Подытоживая наши наблюдения над процессом освоения архитектурных форм кремлевских соборов русским храмостроительством XVI в., можно констатировать несколько позиций:

— этот процесс стал существеннейшей частью сложения национального архитектурно-художественного языка; через механизм идейно-символической ориентации произошло его принципиальное обновление и обогащение — на иконографическом, тектоническом, конструктивном и художественно-эстетическом уровнях; это происходит главным образом за счет адаптации национальной традицией западной художественной информации, носителями которой являлись образцы, и выработки новых синтетических архитектурно-художественных решений;

— происходит постепенное перерождение исходного принципа канонического творчества: от «символико-реалистического» синкретичного духовнохудожественного гносиса, свойственного раннему русскому средневековому искусству, к более рациональному «программированию» образа; возрастает «удельный вес» цитирования образцов как формообразующего принципа;

— однако это постепенное перерождение во многом еще оставляет черты прежней традиции: при всем внимании к декоративизму Архангельского собора заимствования весьма сдержанны, в новых постройках преобладает достаточный лаконизм форм; сохраняются пластичность и даже органичность архитектурной поверхности, столь характерные для предыдущего этапа; поддерживается иерархичность в построении форм и пространств.

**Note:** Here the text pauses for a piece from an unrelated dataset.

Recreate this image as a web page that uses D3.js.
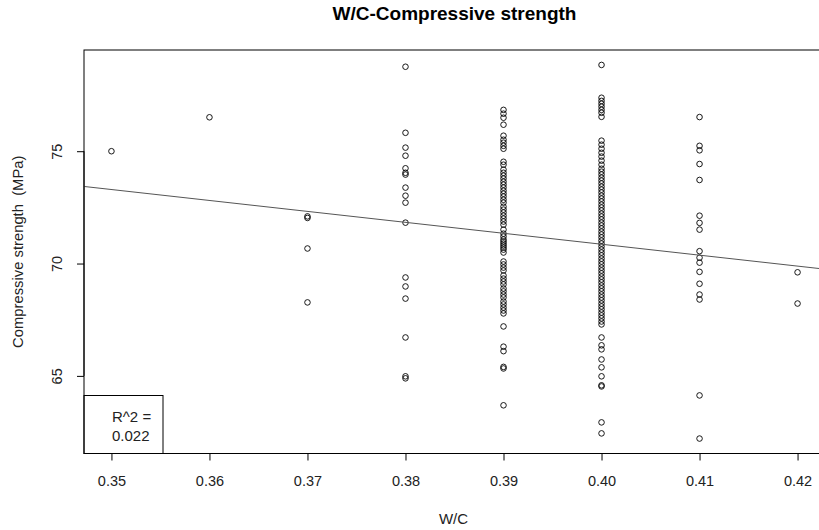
<!DOCTYPE html>
<html>
<head>
<meta charset="utf-8">
<script src="https://cdn.jsdelivr.net/npm/d3@7"></script>
<style>
  html, body { margin: 0; padding: 0; background: #fff; }
  svg { display: block; font-family: "Liberation Sans", Arial, sans-serif; }
  text { white-space: pre; }
</style>
</head>
<body>
<svg id="chart" width="819" height="530"></svg>
<script>
// Water/cement ratio groups and measured compressive strengths (MPa)
const wc035 = [75.0];
const wc036 = [76.51];
const wc037 = [72.10, 72.03, 70.67, 68.27];
const wc038 = [78.76, 75.82, 75.16, 74.80, 74.24, 74.04, 73.96, 73.38, 73.02, 72.71,
               71.82, 69.38, 68.98, 68.44, 66.71, 64.98, 64.89];
const wc039 = [76.84, 76.67, 76.49, 76.18, 75.69, 75.51, 75.38, 75.24, 75.11, 74.53,
               74.40, 74.18, 74.04, 73.91, 73.78, 73.64, 73.51, 73.38, 73.24, 73.11,
               72.98, 72.84, 72.71, 72.53, 72.40, 72.27, 72.13, 72.00, 71.87, 71.73,
               71.51, 71.33, 71.20, 71.07, 70.98, 70.89, 70.80, 70.71, 70.62, 70.49,
               70.09, 69.96, 69.82, 69.69, 69.47, 69.33, 69.20, 69.07, 68.89, 68.76,
               68.62, 68.49, 68.31, 68.18, 68.04, 67.91, 67.78, 67.20, 66.30, 66.10,
               65.40, 65.33, 63.69];
const wc040 = [78.84, 77.38, 77.24, 77.11, 76.98, 76.84, 76.71, 76.53, 75.47, 75.29,
               75.11, 74.93, 74.76, 74.58, 74.40, 74.22, 74.09, 73.96, 73.82, 73.69,
               73.56, 73.42, 73.29, 73.16, 73.02, 72.89, 72.76, 72.62, 72.49, 72.36,
               72.22, 72.09, 71.96, 71.82, 71.69, 71.56, 71.42, 71.29, 71.16, 71.02,
               70.89, 70.76, 70.62, 70.49, 70.36, 70.22, 70.09, 69.96, 69.82, 69.69,
               69.56, 69.42, 69.29, 69.16, 69.02, 68.89, 68.76, 68.62, 68.49, 68.36,
               68.22, 68.09, 67.96, 67.82, 67.69, 67.56, 67.42, 67.29, 66.71, 66.36,
               66.18, 65.73, 65.38, 64.98, 64.58, 64.53, 62.93, 62.44];
const wc041 = [76.52, 75.24, 75.04, 74.43, 73.72, 72.13, 71.81, 71.51, 70.55, 70.26,
               70.04, 69.63, 69.10, 68.62, 68.40, 64.13, 62.21];
const wc042 = [69.61, 68.22];

const groups = [
  { wc: 0.35, values: wc035 },
  { wc: 0.36, values: wc036 },
  { wc: 0.37, values: wc037 },
  { wc: 0.38, values: wc038 },
  { wc: 0.39, values: wc039 },
  { wc: 0.40, values: wc040 },
  { wc: 0.41, values: wc041 },
  { wc: 0.42, values: wc042 }
];

const xTicks = [0.35, 0.36, 0.37, 0.38, 0.39, 0.40, 0.41, 0.42];
const yTicks = [65, 70, 75];

// Least-squares fit shown on the plot
const fitIntercept = 90.34;
const fitSlope = -48.7;
const rSquaredLabel = ["R^2 =", "0.022"];

const titleText = "W/C-Compressive strength";
const xLabel = "W/C";
const yLabel = "Compressive strength  (MPa)";

// ---- drawing ----
const points = groups.flatMap(g => g.values.map(v => ({ x: g.wc, y: v })));

// R-style 4% padding around the data range
function padded(ext) {
  const d = (ext[1] - ext[0]) * 0.04;
  return [ext[0] - d, ext[1] + d];
}

const plot = { left: 84, right: 825, top: 50, bottom: 453.5 };

const x = d3.scaleLinear()
  .domain(padded(d3.extent(points, d => d.x)))
  .range([plot.left, plot.right]);
const y = d3.scaleLinear()
  .domain(padded(d3.extent(points, d => d.y)))
  .range([plot.bottom, plot.top]);

const svg = d3.select("#chart");

svg.append("defs").append("clipPath").attr("id", "plotClip")
  .append("rect")
  .attr("x", plot.left).attr("y", plot.top)
  .attr("width", plot.right - plot.left).attr("height", plot.bottom - plot.top);

// Title
svg.append("text")
  .attr("x", (plot.left + plot.right) / 2)
  .attr("y", 20)
  .attr("text-anchor", "middle")
  .attr("font-weight", "bold")
  .attr("font-size", 19)
  .attr("fill", "#000")
  .text(titleText);

// X axis
const xAxis = svg.append("g")
  .attr("transform", `translate(0,${plot.bottom})`)
  .call(d3.axisBottom(x).tickValues(xTicks).tickFormat(d3.format(".2f")).tickSize(7).tickPadding(15));
xAxis.select(".domain")
  .attr("d", `M${x(xTicks[0])},0H${x(xTicks[xTicks.length - 1])}`);
xAxis.selectAll("text").attr("font-size", 14.5).attr("fill", "#222").attr("font-family", "Liberation Sans, Arial, sans-serif");
xAxis.selectAll("line, path").attr("stroke", "#000");

// Y axis with labels turned parallel to the axis
const yAxis = svg.append("g")
  .attr("transform", `translate(${plot.left},0)`)
  .call(d3.axisLeft(y).tickValues(yTicks).tickSize(7).tickFormat(d3.format("d")));
yAxis.select(".domain")
  .attr("d", `M0,${y(yTicks[0])}V${y(yTicks[yTicks.length - 1])}`);
yAxis.selectAll("line, path").attr("stroke", "#000");
yAxis.selectAll(".tick text")
  .attr("x", null).attr("dy", null)
  .attr("text-anchor", "middle")
  .attr("transform", "translate(-27,0) rotate(-90)")
  .attr("dy", "0.35em")
  .attr("font-size", 14.5).attr("fill", "#222").attr("font-family", "Liberation Sans, Arial, sans-serif");

// Axis titles
svg.append("text")
  .attr("x", (plot.left + plot.right) / 2 - 1)
  .attr("y", 524)
  .attr("text-anchor", "middle")
  .attr("font-size", 15)
  .attr("fill", "#222")
  .text(xLabel);

svg.append("text")
  .attr("transform", `translate(23,${(plot.top + plot.bottom) / 2}) rotate(-90)`)
  .attr("text-anchor", "middle")
  .attr("font-size", 14.8)
  .attr("fill", "#222")
  .text(yLabel);

const inner = svg.append("g").attr("clip-path", "url(#plotClip)");

// Points (open circles)
inner.selectAll("circle.pt")
  .data(points)
  .join("circle")
  .attr("class", "pt")
  .attr("cx", d => x(d.x))
  .attr("cy", d => y(d.y))
  .attr("r", 2.8)
  .attr("fill", "none")
  .attr("stroke", "#000")
  .attr("stroke-width", 0.9);

// Regression line across the whole plotting region
const xd = x.domain();
inner.append("line")
  .attr("x1", x(xd[0])).attr("y1", y(fitIntercept + fitSlope * xd[0]))
  .attr("x2", x(xd[1])).attr("y2", y(fitIntercept + fitSlope * xd[1]))
  .attr("stroke", "#555")
  .attr("stroke-width", 1);

// R^2 legend box in the bottom-left corner
const legendW = 79, legendH = 58;
svg.append("rect")
  .attr("x", plot.left).attr("y", plot.bottom - legendH)
  .attr("width", legendW).attr("height", legendH)
  .attr("fill", "#fff").attr("stroke", "#000").attr("stroke-width", 1);
svg.append("g").selectAll("text")
  .data(rSquaredLabel)
  .join("text")
  .attr("x", plot.left + 28)
  .attr("y", (d, i) => plot.bottom - legendH + 26 + i * 19)
  .attr("font-size", 15)
  .attr("fill", "#222")
  .text(d => d);

// Plot frame
svg.append("rect")
  .attr("x", plot.left).attr("y", plot.top)
  .attr("width", plot.right - plot.left).attr("height", plot.bottom - plot.top)
  .attr("fill", "none").attr("stroke", "#000").attr("stroke-width", 1);
</script>
</body>
</html>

Новый «лексикон» русского храмового зодчества адекватно отвечает религиозно-культурному запросу своего времени в его православно-державной парадигме и в его все усиливающемся интересе к западной культуре, интересе, еще положительно не рефлектируемом и нуждающемся в оправдании каноническими авторитетами, которые приобретают все более эклектический характер. По выражению Г.Флоровского, это было «западничество» под знаком «старины и собирания»77. Но жива и прежняя аскетическая традиция. Не случайно это время оценивают как достаточно целостную эпоху расцвета древнерусской святости. Сочетание традиций и новшеств дает те образцы репрезентативной, но внутренне собранной, теплой архитектуры, которые характерны для этой эпохи.